[Figure scripts]
○ ○ ○

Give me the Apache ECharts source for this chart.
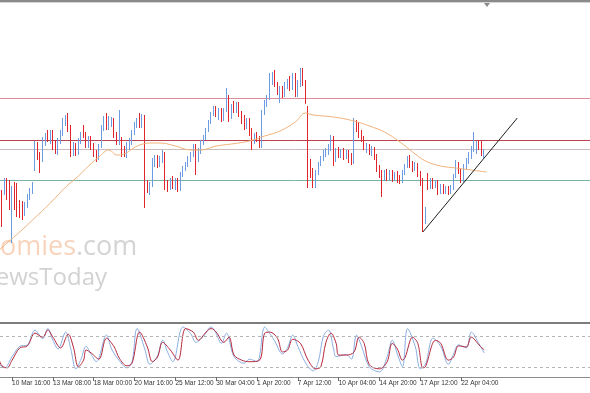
<!DOCTYPE html>
<html><head><meta charset="utf-8">
<script src="https://cdn.jsdelivr.net/npm/echarts@6/dist/echarts.min.js"></script>
<style>html,body{margin:0;padding:0;background:#fff}#c{width:590px;height:393px}</style>
</head><body><div id="c"></div>
<script>
// ---- data ----
const totalSlots = 243;      // bar slots incl. right-hand chart shift
const firstSlot = 11;        // slot of first candle in ohlc
const tickEvery = 16;        // bars between time labels
const tickLabels = ["10 Mar 16:00","13 Mar 08:00","18 Mar 00:00","20 Mar 16:00","25 Mar 12:00","30 Mar 04:00","1 Apr 20:00","7 Apr 12:00","10 Apr 04:00","14 Apr 20:00","17 Apr 12:00","22 Apr 04:00"];
// [open, high, low, close]
const ohlc = [
[253,256,200,204],[204,210,173,185],[210,222,205,218],[218,222,200,205],[212,220,190,196],[196,214,157,208],[215,218,190,195],[205,217,183,188],[196,200,182,190],[197,199,180,185],
[186,198,184,196],[195,206,192,204],[203,212,200,210],[209,218,206,216],[231,259,229,256],[255,258,240,244],[244,248,227,232],[240,263,238,260],[258,267,254,264],[264,270,258,261],
[260,270,256,265],[265,270,250,254],[256,260,246,249],[248,262,245,260],[259,270,256,268],[267,282,264,279],[278,285,274,282],[282,287,268,271],[272,275,243,248],[247,258,244,254],
[254,257,244,247],[247,262,245,259],[259,268,256,266],[268,275,262,264],[265,268,252,255],[255,264,252,261],[261,264,250,253],[254,257,243,246],[247,250,238,241],[242,256,240,254],
[254,275,252,272],[271,284,269,282],[282,287,270,273],[273,284,270,276],[276,283,273,280],[280,282,262,266],[266,268,255,258],[258,290,255,261],[261,263,243,248],[248,254,243,246],
[246,258,242,254],[254,262,250,258],[258,270,255,268],[268,278,265,276],[276,282,272,279],[279,287,272,275],[275,286,272,283],[283,285,192,217],[217,220,207,210],[210,218,205,215],
[215,242,213,238],[238,245,233,242],[242,245,232,235],[235,244,233,241],[241,250,237,246],[246,248,210,215],[215,220,208,212],[212,222,210,220],[220,224,211,214],[214,222,210,219],
[219,222,208,211],[211,228,209,226],[226,234,223,231],[231,238,229,236],[236,244,233,241],[241,248,238,245],[245,256,243,253],[253,256,225,240],[240,252,238,250],[250,260,246,258],
[258,265,255,263],[263,272,260,270],[270,280,268,278],[278,288,276,286],[286,294,284,292],[292,294,283,285],[285,292,280,289],[289,292,278,281],[281,292,279,290],[290,312,288,302],
[302,305,278,283],[283,296,281,294],[294,299,287,290],[290,298,287,295],[295,298,283,286],[286,289,276,280],[280,285,270,274],[274,282,271,279],[279,282,264,268],[268,272,250,258],
[258,267,256,264],[264,268,258,261],[261,264,252,256],[256,290,252,288],[288,300,285,297],[297,305,293,303],[303,327,300,318],[318,328,315,322],[322,330,313,315],[315,318,305,308],
[308,314,297,311],[311,314,302,305],[305,318,303,316],[316,321,311,319],[319,324,309,312],[312,327,310,323],[323,327,303,310],[310,320,303,318],[318,332,313,326],[326,332,314,318],
[318,320,296,300],[292,294,212,238],[238,241,222,226],[226,232,212,218],[218,230,212,228],[228,238,225,236],[236,244,234,242],[242,250,239,247],[247,252,243,249],[249,256,245,252],
[252,265,249,262],[262,264,234,240],[240,252,238,249],[249,253,242,245],[245,251,242,249],[249,252,240,243],[243,250,241,247],[247,250,237,240],[240,247,235,238],[238,282,236,276],
[276,280,268,272],[272,278,262,265],[265,270,258,262],[262,264,250,253],[253,257,247,254],[254,256,245,248],[248,254,244,251],[251,253,240,243],[243,246,228,232],[232,235,222,226],
[226,230,203,222],[222,230,219,228],[228,231,219,222],[222,230,220,228],[228,230,218,221],[221,228,219,226],[226,229,217,220],[220,225,216,219],[219,230,217,228],[228,236,225,234],
[234,244,232,241],[241,245,232,235],[235,239,228,231],[231,238,229,236],[236,237,223,226],[226,229,214,218],[218,222,168,176],[178,193,176,190],[220,227,210,213],[213,222,211,219],
[219,222,211,214],[214,220,212,218],[218,220,205,208],[208,216,206,214],[214,216,206,209],[209,214,206,212],[212,214,205,208],[208,215,206,213],[213,226,210,224],[224,240,222,237],
[237,238,226,228],[228,231,217,220],[220,236,218,233],[233,242,230,239],[239,248,236,245],[245,254,241,251],[251,268,248,255],[255,259,246,257],[257,260,250,253],[253,259,244,247],
[247,251,242,249]
];
// moving average [slot, value]
const maPoints = [[11,150],[14,157],[19,168],[24,180],[31,197],[37,213],[42,224],[46,234],[50,243],[54,250],[57,245],[60,246],[63,251],[66,255],[70,257],[74,257],[80,254],[86,250],[90,250],[96,254],[102,256],[109,259],[115,264],[121,269],[127,278],[131,287],[134,285],[142,283],[150,279],[156,274],[162,268],[168,258],[173,248],[178,239],[184,234],[190,232],[196,230],[202,228]];
// horizontal levels
const levels = [302, 260, 251, 220];
// trend line [slot, value]
const trendline = [[177,168],[214,282]];
// stochastic
const stochMain = [[11,25],[13,18],[16,40],[19,60],[22,63],[25,92],[28,75],[30,95],[32,72],[34,55],[37,88],[39,55],[41,16],[43,35],[45,60],[47,44],[49,30],[53,82],[55,55],[58,32],[61,18],[63,30],[65,95],[68,55],[70,25],[73,42],[75,72],[77,48],[79,30],[83,98],[86,85],[88,68],[91,80],[94,98],[96,85],[98,66],[100,86],[103,40],[107,27],[109,35],[112,30],[115,98],[117,85],[119,70],[122,45],[124,58],[126,82],[128,60],[131,28],[134,12],[136,30],[138,80],[140,92],[142,55],[143,40],[147,44],[149,35],[151,82],[153,60],[156,20],[160,10],[163,40],[165,72],[167,45],[169,20],[171,95],[174,60],[176,16],[178,25],[181,76],[184,60],[187,25],[189,45],[191,63],[194,57],[196,88],[199,65],[201,47]];
const stochSignal = [[11,33],[12,22],[14,18],[16,33],[19,57],[22,61],[25,86],[28,78],[30,92],[32,78],[35,57],[38,84],[40,59],[42,20],[44,33],[45,53],[47,47],[50,35],[53,76],[56,59],[58,37],[61,22],[63,27],[66,88],[69,59],[71,30],[73,39],[75,68],[78,53],[81,33],[84,95],[87,88],[89,72],[92,88],[94,95],[96,88],[99,68],[101,78],[103,43],[106,33],[109,30],[113,33],[115,86],[117,88],[120,76],[122,49],[124,53],[126,74],[129,66],[132,33],[135,16],[137,20],[139,68],[141,86],[143,66],[144,43],[147,43],[150,49],[152,78],[154,66],[156,24],[160,16],[163,30],[165,66],[167,55],[169,33],[170,38],[173,78],[175,66],[177,18],[178,20],[182,72],[184,66],[187,33],[189,39],[191,61],[194,59],[196,78],[199,63],[201,53]];
const stochLevels = [20, 80];

// ---- build ----
const cats = new Array(totalSlots).fill('');
tickLabels.forEach((t, k) => { cats[(k + 1) * tickEvery] = t; });
const candleData = [];
for (let s = 0; s < totalSlots; s++) {
  const r = ohlc[s - firstSlot];
  candleData.push(r ? [r[0], r[3], r[2], r[1]] : '-');
}
const showTick = (i, v) => v !== '';
const levelColors = ['#dc8c9a', '#b8424e', '#cdbcbc', '#78b4a4'];
const BLUE = '#6b9be0', RED = '#e0262c';

const chart = echarts.init(document.getElementById('c'), null, {renderer: 'canvas'});
chart.setOption({
  animation: false,
  backgroundColor: '#ffffff',
  grid: [
    {left: -30, right: 0, top: 3, height: 320, outerBoundsMode: 'none', containLabel: false},
    {left: -30, right: 0, top: 326, height: 51, outerBoundsMode: 'none', containLabel: false}
  ],
  xAxis: [
    {type: 'category', gridIndex: 0, data: cats, show: false, boundaryGap: true},
    {type: 'category', gridIndex: 1, data: cats, boundaryGap: true,
     axisLine: {show: true, lineStyle: {color: '#8c8c8c', width: 1}},
     axisTick: {show: true, interval: showTick, alignWithLabel: true, length: 4, lineStyle: {color: '#6c6c6c'}},
     axisLabel: {show: true, interval: showTick, align: 'left', margin: 3, fontSize: 6.5,
                 showMinLabel: true, showMaxLabel: true, hideOverlap: false,
                 fontFamily: '"Liberation Sans", Arial, sans-serif', color: '#333'},
     splitLine: {show: false}}
  ],
  yAxis: [
    {type: 'value', gridIndex: 0, min: 77, max: 397, show: false, splitLine: {show: false}},
    {type: 'value', gridIndex: 1, min: 0, max: 100, show: false, splitLine: {show: false}}
  ],
  graphic: [
    {type: 'text', z: -1, silent: true, style: {x: 76, y: 261, text: 'Economies', textAlign: 'right', textVerticalAlign: 'bottom',
      font: '27px "Open Sans", sans-serif', fill: '#f8d4bd'}},
    {type: 'text', z: -1, silent: true, style: {x: 76, y: 261, text: '.com', textAlign: 'left', textVerticalAlign: 'bottom',
      font: '27px "Open Sans", sans-serif', fill: '#d4d4d4'}},
    {type: 'text', z: -1, silent: true, style: {x: 107, y: 290, text: 'NewsToday', textAlign: 'right', textVerticalAlign: 'bottom',
      font: '24px "Open Sans", sans-serif', fill: '#d2d2d2'}},
    {type: 'rect', z: 50, silent: true, shape: {x: 0, y: 0, width: 590, height: 2}, style: {fill: '#8a8a8a'}},
    {type: 'rect', z: 50, silent: true, shape: {x: 0, y: 2, width: 590, height: 1}, style: {fill: '#d4d4d4'}},
    {type: 'polygon', z: 51, silent: true, shape: {points: [[484, 3], [490, 3], [487, 7]]}, style: {fill: '#8a8a8a'}},
    {type: 'rect', z: 50, silent: true, shape: {x: 0, y: 322, width: 590, height: 2}, style: {fill: '#7c7c7c'}}
  ],
  series: [
    {type: 'candlestick', xAxisIndex: 0, yAxisIndex: 0, data: candleData, barWidth: 1, z: 3,
     itemStyle: {color: BLUE, color0: RED, borderColor: BLUE, borderColor0: RED, borderWidth: 1},
     markLine: {silent: true, symbol: ['none', 'none'], label: {show: false}, z: 1,
       data: levels.map((v, i) => ({yAxis: v, lineStyle: {color: levelColors[i], width: 1, type: 'solid'}}))}},
    {type: 'line', xAxisIndex: 0, yAxisIndex: 0, data: maPoints, symbol: 'none', smooth: 0.4, z: 4,
     lineStyle: {color: '#f0b27c', width: 1}},
    {type: 'line', xAxisIndex: 0, yAxisIndex: 0, data: trendline, symbol: 'none', z: 5,
     lineStyle: {color: '#1e1e1e', width: 1}},
    {type: 'line', xAxisIndex: 1, yAxisIndex: 1, data: stochMain, symbol: 'none', smooth: 0.35, z: 3,
     lineStyle: {color: '#8aaee2', width: 1},
     markLine: {silent: true, symbol: ['none', 'none'], label: {show: false},
       data: stochLevels.map(v => ({yAxis: v})), lineStyle: {color: '#b4b4b4', width: 1, type: [3, 3]}}},
    {type: 'line', xAxisIndex: 1, yAxisIndex: 1, data: stochSignal, symbol: 'none', smooth: 0.35, z: 4,
     lineStyle: {color: '#b4283c', width: 1}}
  ]
});
</script></body></html>
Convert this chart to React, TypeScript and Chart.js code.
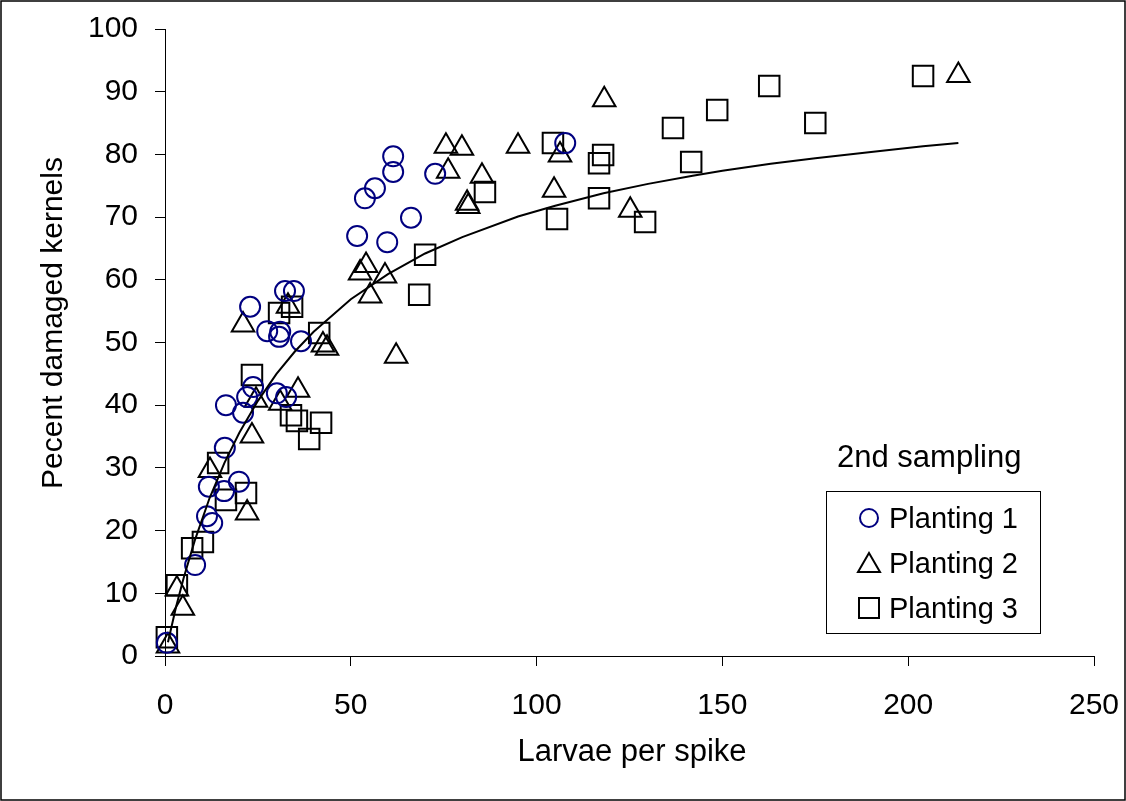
import { useEffect, useRef } from 'react';
import { Chart, registerables } from 'chart.js';

Chart.register(...registerables);

const FONT = '"Liberation Sans", Arial, sans-serif';

const xTicks = [0, 50, 100, 150, 200, 250];
const yTicks = [0, 10, 20, 30, 40, 50, 60, 70, 80, 90, 100];

const xTitle = 'Larvae per spike';
const yTitle = 'Pecent damaged kernels';
const legendTitle = '2nd sampling';
const seriesNames = ['Planting 1', 'Planting 2', 'Planting 3'];

// Planting 1 (circles)
const p1X = [0.5, 8.1, 12.7, 11.3, 11.8, 15.9, 19.9, 16.1, 16.4, 21.0, 22.1, 23.7, 30.1, 32.6, 22.9, 27.5, 31.0, 30.7, 32.3, 34.7, 36.6, 51.7, 53.8, 56.5, 61.4, 61.4, 59.8, 66.2, 72.7, 107.7];
const p1Y = [2.1, 14.5, 21.2, 22.3, 27.0, 26.3, 27.8, 33.2, 40.0, 38.8, 41.3, 42.9, 41.9, 41.3, 55.7, 51.8, 51.7, 50.9, 58.2, 58.2, 50.2, 67.0, 73.0, 74.6, 79.7, 77.2, 66.0, 69.9, 76.9, 81.8];

// Planting 2 (triangles)
const p2X = [0.8, 4.8, 3.2, 12.1, 22.1, 23.4, 21.0, 24.5, 31.0, 35.8, 33.1, 42.5, 43.6, 54.1, 52.5, 59.2, 55.2, 62.2, 75.6, 79.9, 76.2, 85.3, 81.3, 81.6, 95.0, 104.7, 106.3, 118.2, 125.2, 213.5];
const p2Y = [1.6, 7.6, 10.7, 29.6, 22.8, 35.1, 52.8, 40.8, 40.3, 42.4, 55.8, 49.6, 49.1, 62.3, 61.1, 60.6, 57.4, 47.8, 81.3, 81.0, 77.3, 76.5, 72.2, 71.7, 81.3, 74.3, 79.9, 88.7, 71.1, 92.6];

// Planting 3 (squares)
const p3X = [0.5, 3.2, 7.3, 10.2, 14.3, 16.4, 21.8, 23.4, 30.7, 34.2, 33.9, 35.5, 42.0, 38.8, 41.5, 70.0, 68.4, 86.1, 104.4, 117.9, 116.8, 116.8, 105.5, 129.2, 136.7, 141.6, 148.6, 162.6, 175.0, 204.0];
const p3Y = [3.0, 11.3, 17.2, 18.2, 30.8, 24.9, 26.0, 44.8, 54.7, 55.7, 38.4, 37.5, 37.2, 34.6, 51.5, 64.0, 57.6, 74.0, 81.8, 79.9, 78.6, 73.0, 69.7, 69.2, 84.2, 78.8, 87.1, 90.9, 85.0, 92.5];

// Fitted curve
const curveX = [0.8, 3, 5, 8, 12, 16, 20, 25, 30, 35, 40, 50, 60, 70, 80, 95, 105, 118, 130, 142, 150, 163, 175, 190, 204, 213.5];
const curveY = [2.2, 7.9, 12.4, 18.4, 25.2, 30.8, 35.6, 40.7, 45.0, 48.6, 51.7, 56.9, 60.9, 64.2, 66.8, 70.1, 71.8, 73.8, 75.3, 76.6, 77.4, 78.5, 79.4, 80.4, 81.3, 81.8];

const toPts = (xs: number[], ys: number[]) => xs.map((x, i) => ({ x, y: ys[i] }));

const NAVY = '#000080';

const decorPlugin = {
  id: 'decor',
  afterDraw(chart: any) {
    const ctx = chart.ctx as CanvasRenderingContext2D;
    ctx.save();
    // outer frame
    ctx.strokeStyle = '#000';
    ctx.lineWidth = 1.5;
    ctx.strokeRect(1, 1, chart.width - 2, chart.height - 2);

    ctx.fillStyle = '#000';
    // x title
    ctx.font = `31px ${FONT}`;
    ctx.textAlign = 'center';
    ctx.textBaseline = 'alphabetic';
    ctx.fillText(xTitle, 632, 761);

    // y title
    ctx.save();
    ctx.translate(62, 323);
    ctx.rotate(-Math.PI / 2);
    ctx.font = `30px ${FONT}`;
    ctx.textAlign = 'center';
    ctx.textBaseline = 'alphabetic';
    ctx.fillText(yTitle, 0, 0);
    ctx.restore();

    // legend title
    ctx.font = `31px ${FONT}`;
    ctx.textAlign = 'left';
    ctx.fillText(legendTitle, 837, 467);

    // legend box
    ctx.strokeStyle = '#000';
    ctx.lineWidth = 1;
    ctx.strokeRect(826.5, 491.5, 214, 142);

    ctx.font = `29px ${FONT}`;
    const rows = [518, 563, 608];
    seriesNames.forEach((name, i) => {
      const cy = rows[i];
      const cx = 869;
      ctx.lineWidth = 2;
      ctx.beginPath();
      if (i === 0) {
        ctx.strokeStyle = NAVY;
        ctx.arc(cx, cy, 9, 0, Math.PI * 2);
      } else if (i === 1) {
        ctx.strokeStyle = '#000';
        ctx.moveTo(cx, cy - 10);
        ctx.lineTo(cx + 11, cy + 9);
        ctx.lineTo(cx - 11, cy + 9);
        ctx.closePath();
      } else {
        ctx.strokeStyle = '#000';
        ctx.rect(cx - 10, cy - 10, 20, 20);
      }
      ctx.stroke();
      ctx.fillStyle = '#000';
      ctx.textBaseline = 'alphabetic';
      ctx.fillText(name, 889, cy + 10);
    });
    ctx.restore();
  },
};

export default function App() {
  const ref = useRef<HTMLCanvasElement>(null);

  useEffect(() => {
    document.body.style.margin = '0';
    const canvas = ref.current!;
    const chart = new Chart(canvas, {
      type: 'scatter',
      data: {
        datasets: [
          {
            label: 'fit',
            data: toPts(curveX, curveY),
            showLine: true,
            borderColor: '#000',
            borderWidth: 2,
            pointRadius: 0,
            fill: false,
            tension: 0,
            clip: false,
          } as any,
          {
            label: seriesNames[0],
            data: toPts(p1X, p1Y),
            pointStyle: 'circle',
            pointRadius: 10,
            borderColor: NAVY,
            backgroundColor: 'rgba(0,0,0,0)',
            borderWidth: 2,
            clip: false,
          } as any,
          {
            label: seriesNames[1],
            data: toPts(p2X, p2Y),
            pointStyle: 'triangle',
            pointRadius: 13,
            borderColor: '#000',
            backgroundColor: 'rgba(0,0,0,0)',
            borderWidth: 2,
            clip: false,
          } as any,
          {
            label: seriesNames[2],
            data: toPts(p3X, p3Y),
            pointStyle: 'rect',
            pointRadius: 14.5,
            borderColor: '#000',
            backgroundColor: 'rgba(0,0,0,0)',
            borderWidth: 2,
            clip: false,
          } as any,
        ],
      },
      options: {
        responsive: false,
        animation: false,
        devicePixelRatio: 1,
        layout: { padding: { left: 0, right: 32, top: 29, bottom: 0 } },
        plugins: {
          legend: { display: false },
          tooltip: { enabled: false },
          title: { display: false },
        },
        scales: {
          x: {
            type: 'linear',
            position: 'bottom',
            min: 0,
            max: 250,
            afterBuildTicks: (s: any) => {
              s.ticks = xTicks.map((v) => ({ value: v }));
            },
            afterFit: (s: any) => {
              s.height = 145;
              s.paddingLeft = 0;
              s.paddingRight = 0;
              s.paddingTop = 0;
              s.paddingBottom = 0;
            },
            grid: { drawOnChartArea: false, drawTicks: true, tickLength: 10, color: '#000', lineWidth: 1 },
            border: { display: true, color: '#000', width: 1 },
            ticks: {
              color: '#000',
              font: { family: FONT, size: 30 },
              padding: 22,
              maxRotation: 0,
              autoSkip: false,
            },
          },
          y: {
            type: 'linear',
            min: 0,
            max: 100,
            afterBuildTicks: (s: any) => {
              s.ticks = yTicks.map((v) => ({ value: v }));
            },
            afterFit: (s: any) => {
              s.width = 165;
              s.paddingLeft = 0;
              s.paddingRight = 0;
              s.paddingTop = 0;
              s.paddingBottom = 0;
            },
            grid: { drawOnChartArea: false, drawTicks: true, tickLength: 10, color: '#000', lineWidth: 1 },
            border: { display: true, color: '#000', width: 1 },
            ticks: {
              color: '#000',
              font: { family: FONT, size: 30 },
              padding: 17,
              autoSkip: false,
            },
          },
        },
      },
      plugins: [decorPlugin],
    });
    return () => chart.destroy();
  }, []);

  return (
    <canvas ref={ref} width={1126} height={801} style={{ display: 'block', width: 1126, height: 801 }} />
  );
}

○ ○ ○

■ **PROBLEM TO WORK ON**:
From the material above, reproduce only what runs from the line holding "Convert this chart" down to the line holding "const seriesNames = ['Planting", both included, pictures excluded.

■ **ANSWER BELOW**:
Convert this chart to React, TypeScript and Chart.js code.
import { useEffect, useRef } from 'react';
import { Chart, registerables } from 'chart.js';

Chart.register(...registerables);

const FONT = '"Liberation Sans", Arial, sans-serif';

const xTicks = [0, 50, 100, 150, 200, 250];
const yTicks = [0, 10, 20, 30, 40, 50, 60, 70, 80, 90, 100];

const xTitle = 'Larvae per spike';
const yTitle = 'Pecent damaged kernels';
const legendTitle = '2nd sampling';
const seriesNames = ['Planting 1', 'Planting 2', 'Planting 3'];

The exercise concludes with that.